Há uma provocação de um estudo acadêmico sobre a conformação institucional do Ministério Público brasileiro que indaga: há muitos cozinheiros nessa barafunda que é o sistema anticorrupção nacional?
Winters, nesse estudo, questiona se foi a melhor solução para o Brasil formar uma autoridade anticorrupção —o MP— composto de tantos centros de decisão quanto os membros da instituição.
Hoje, cada integrante do MP responde somente a si próprio e à Constituição sobre suas atividades-fim, gerando censura quanto à efetividade e à eficácia de sua atuação.

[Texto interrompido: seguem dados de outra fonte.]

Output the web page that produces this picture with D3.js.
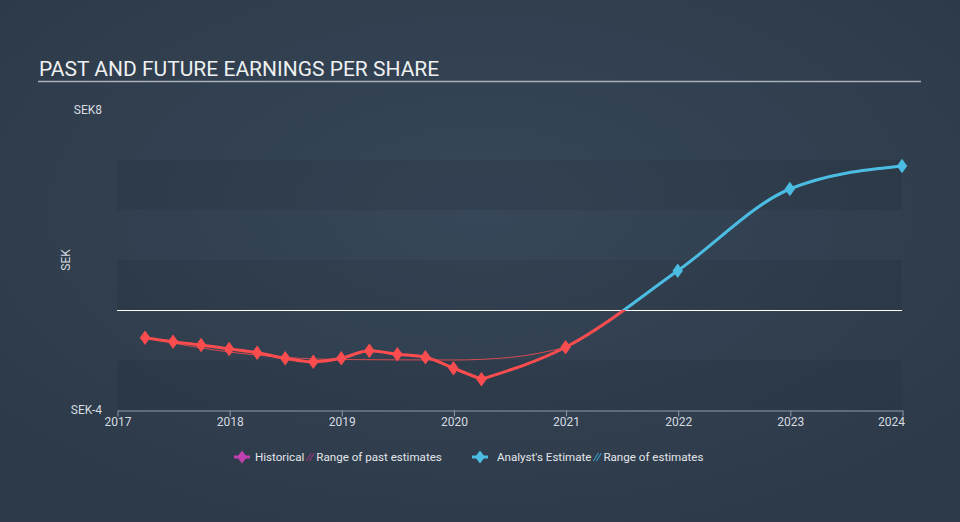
<!DOCTYPE html>
<html><head><meta charset="utf-8">
<script src="https://cdn.jsdelivr.net/npm/d3@7"></script>
<style>html,body{margin:0;padding:0;background:#2f3d4d;}svg{display:block;font-family:Roboto,"Open Sans",sans-serif;}</style>
</head><body>
<svg id="c" width="960" height="522"></svg>
<script>
const title = "PAST AND FUTURE EARNINGS PER SHARE";
const yTickValues = [-4, 8];
const yTickLabels = ["SEK-4", "SEK8"];
const xTickYears = [2017, 2018, 2019, 2020, 2021, 2022, 2023, 2024];
const bandEdges = [-4, -2, 0, 2, 4, 6];
const historicalX = [2017.25, 2017.5, 2017.75, 2018, 2018.25, 2018.5, 2018.75, 2019, 2019.25, 2019.5, 2019.75, 2020, 2020.25];
const historicalY = [-1.11, -1.27, -1.4, -1.56, -1.71, -1.93, -2.07, -1.93, -1.63, -1.77, -1.89, -2.33, -2.77];
const pastEstX = [2017.25, 2018, 2019, 2020, 2020.5, 2021];
const pastEstY = [-1.11, -1.68, -1.98, -2.0, -1.9, -1.5];
const forecastX = [2020.25, 2021, 2022, 2023, 2024];
const forecastY = [-2.77, -1.49, 1.57, 4.84, 5.76];
const legendItems = [
  {label: "Historical", color: "#c23fb0", hatchLabel: "Range of past estimates", hatch: "#8a3a7a"},
  {label: "Analyst's Estimate", color: "#4bbde3", hatchLabel: "Range of estimates", hatch: "#3a9ac0"}
];
const red = "#ff4d4f", blue = "#4bbde3";

const svg = d3.select("#c");
const defs = svg.append("defs");
const rg = defs.append("radialGradient").attr("id","bg").attr("cx","50%").attr("cy","40%").attr("r","70%");
rg.append("stop").attr("offset","0%").attr("stop-color","#374759");
rg.append("stop").attr("offset","100%").attr("stop-color","#2c3947");
svg.append("rect").attr("width",960).attr("height",522).attr("fill","url(#bg)");

const x = d3.scaleLinear().domain([2017, 2024]).range([117, 902]);
const y = d3.scaleLinear().domain([-4, 8]).range([410, 110]);

// bands
for (let i = 0; i < bandEdges.length - 1; i++) {
  if (i % 2 === 0) {
    svg.append("rect").attr("x", x(2017)).attr("width", x(2024) - x(2017))
      .attr("y", y(bandEdges[i+1])).attr("height", y(bandEdges[i]) - y(bandEdges[i+1]))
      .attr("fill", "rgba(20,30,40,0.13)");
  }
}

// title
svg.append("text").attr("x", 39).attr("y", 76).attr("fill", "#eef0f2").attr("font-size", 21).text(title);
svg.append("line").attr("x1", 38).attr("x2", 921).attr("y1", 81.5).attr("y2", 81.5).attr("stroke", "#a9b0b8").attr("stroke-width", 1.5);

// y labels
yTickValues.forEach((v, i) => {
  svg.append("text").attr("x", 102).attr("y", y(v) + 4).attr("text-anchor", "end")
    .attr("fill", "#d6dbe0").attr("font-size", 12).text(yTickLabels[i]);
});
svg.append("text").attr("transform", `translate(70,${y(2)}) rotate(-90)`).attr("text-anchor", "middle")
  .attr("fill", "#d6dbe0").attr("font-size", 12).text("SEK");

// zero line
svg.append("line").attr("x1", x(2017)).attr("x2", x(2024)).attr("y1", y(0) + 0.5).attr("y2", y(0) + 0.5)
  .attr("stroke", "#ffffff").attr("stroke-width", 1);

// x axis
const xAxis = d3.axisBottom(x).tickValues(xTickYears).tickFormat(d3.format("d")).tickSize(6).tickSizeOuter(0);
const ax = svg.append("g").attr("transform", `translate(0.5,${y(-4) + 0.5})`).call(xAxis);
ax.select(".domain").attr("stroke", "#8e9aa6");
ax.selectAll(".tick line").attr("stroke", "#8e9aa6");
ax.selectAll(".tick text").attr("fill", "#d6dbe0").attr("font-size", 12).attr("dy", "0.55em")
  .attr("font-family", "Roboto,sans-serif");
ax.selectAll(".tick text").filter(d => d === 2024).attr("text-anchor", "end").attr("x", 2);

const curve = d3.curveMonotoneX;
const line = d3.line().x(d => x(d[0])).y(d => y(d[1])).curve(curve);

// past estimates thin line
const pastEst = pastEstX.map((v, i) => [v, pastEstY[i]]);
svg.append("path").attr("d", line(pastEst)).attr("fill", "none").attr("stroke", red).attr("stroke-width", 1).attr("opacity", 0.8);

// historical line
const hist = historicalX.map((v, i) => [v, historicalY[i]]);
svg.append("path").attr("d", line(hist)).attr("fill", "none").attr("stroke", red).attr("stroke-width", 3).attr("stroke-linejoin", "round");

// forecast line with color split at zero
const fc = forecastX.map((v, i) => [v, forecastY[i]]);
const lg = defs.append("linearGradient").attr("id", "fcg").attr("gradientUnits", "userSpaceOnUse")
  .attr("x1", 0).attr("x2", 0).attr("y1", y(-4)).attr("y2", y(8));
const zf = (y(-4) - y(0)) / (y(-4) - y(8));
lg.append("stop").attr("offset", zf).attr("stop-color", red);
lg.append("stop").attr("offset", zf).attr("stop-color", blue);
svg.append("path").attr("d", line(fc)).attr("fill", "none").attr("stroke", "url(#fcg)").attr("stroke-width", 3);

const diamond = d3.symbol().type(d3.symbolDiamond).size(60);
function markers(data, colorFn) {
  svg.append("g").selectAll("path").data(data).join("path")
    .attr("d", diamond).attr("transform", d => `translate(${x(d[0])},${y(d[1])}) scale(1.25,1)`)
    .attr("fill", d => colorFn(d));
}
markers(hist, () => red);
markers(fc.slice(1), d => d[1] < 0 ? red : blue);

// legend
const lgY = 457;
const legendPos = [{mx: 242, tx: 255}, {mx: 480, tx: 497}];
legendItems.forEach((it, i) => {
  const p = legendPos[i];
  const g = svg.append("g");
  g.append("line").attr("x1", p.mx - 8).attr("x2", p.mx + 8).attr("y1", lgY).attr("y2", lgY).attr("stroke", it.color).attr("stroke-width", 3);
  g.append("path").attr("d", d3.symbol().type(d3.symbolDiamond).size(50)).attr("transform", `translate(${p.mx},${lgY}) scale(1.3,1)`).attr("fill", it.color);
  const t = g.append("text").attr("x", p.tx).attr("y", lgY + 4).attr("fill", "#e3e6ea").attr("font-size", 11.6).text(it.label);
  const w = t.node().getComputedTextLength();
  const hx = p.tx + w + 2;
  for (let k = 0; k < 2; k++) {
    g.append("line").attr("x1", hx + k * 3).attr("y1", lgY + 4).attr("x2", hx + k * 3 + 5).attr("y2", lgY - 4)
      .attr("stroke", it.hatch).attr("stroke-width", 1.2);
  }
  g.append("text").attr("x", hx + 10).attr("y", lgY + 4).attr("fill", "#e3e6ea").attr("font-size", 11.6).text(it.hatchLabel);
});
</script>
</body></html>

No limite, apesar de soar estranho aos ouvidos de um estrangeiro, o MP vem desempenhando suas atividades a contento, ainda que esteja sujeito a críticas.
Partindo dessa premissa de diversidade de atores para um mesmo fim –o enfrentamento da corrupção–, este artigo utiliza-se da provocação original para questionar se há ou não um entrave à aplicação da legislação brasileira ante a multiplicidade de agências anticorrupção —o “Sistema U” (CGU, AGU e TCU), além do próprio MPF e sua realidade multifacetada.
Essas múltiplas agências anticorrupção também não configurariam um excesso contraproducente na aplicação da Lei Anticorrupção?
De início, é assustador imaginar que um pretendente a colaborador no país tenha que lidar com, ao menos, três ou quatro balcões distintos para expiar suas culpas, revelando assuntos ilegais e, no mais das vezes, ter que lidar com a suspeita de que as autoridades com quem negocia podem ser potencialmente próximas daqueles que são objeto da colaboração –ou “leniência”, para ser mais tecnicamente preciso.
Para tal suspeita, é bem de ver que, no plano federal, CGU e AGU minimizaram a questão ao preverem uma comissão independente, composta de servidores de carreira, para conduzir tecnicamente as negociações.
Ainda assim, contar diversos balcões diferentes causa espanto, ante a sensibilidade das informações a serem compartilhadas.
Todavia, num quadro de corrupção sistêmica como o vivido há tempos no país, não há segurança em delegar somente a um órgão toda a função de “gatekeeper”; tanto melhor que haja, de fato, outros agentes para dificultar a cooptação pelos agentes corruptores.
Essa opção de estabelecer diversas autoridades com atribuições concorrendo entre si foi uma clara opção da Constituição de 1988 e há que ser respeitada por alguém que almeje a solução negociada para um caso de corrupção.
Quando nos defrontamos com a necessidade de costurar uma homogeneidade de posições entre esses diversos atores, pareceu uma tarefa acima da compreensão humana, sobretudo por ter de explicar isso ao cliente estrangeiro, acostumado ao pragmatismo de seu país de origem. Mas a tarefa, apesar de consumir longos três anos, acabou sendo desempenhada, e o primeiro acordo com todas as autoridades anticorrupção na mesma mesa foi celebrado.
Assim, colocar inúmeros cozinheiros nessa cozinha pode, em princípio, soar um contrassenso, à luz de uma teoria distante da realidade brasileira. Todavia, descendo ao piso em que caminhamos diuturnamente, parece que a ideia do legislador é diminuir o risco de cooptação. Gera insegurança, sim, e dá muito mais trabalho para aplicar.
Caótico, desorganizado, mas brasileiro. “It is what it is”. Temos que lidar com essa situação, e o recente acordo celebrado com um grupo internacional de comunicação é prova de que há lógica nessa aparente balbúrdia: havendo uma racionalidade técnica —e a robustez dos cálculos de ressarcimento ao erário é fundamental—, os cozinheiros atuam de forma organizada. É, sim, possível de se fazer uma feijoada nessa cozinha!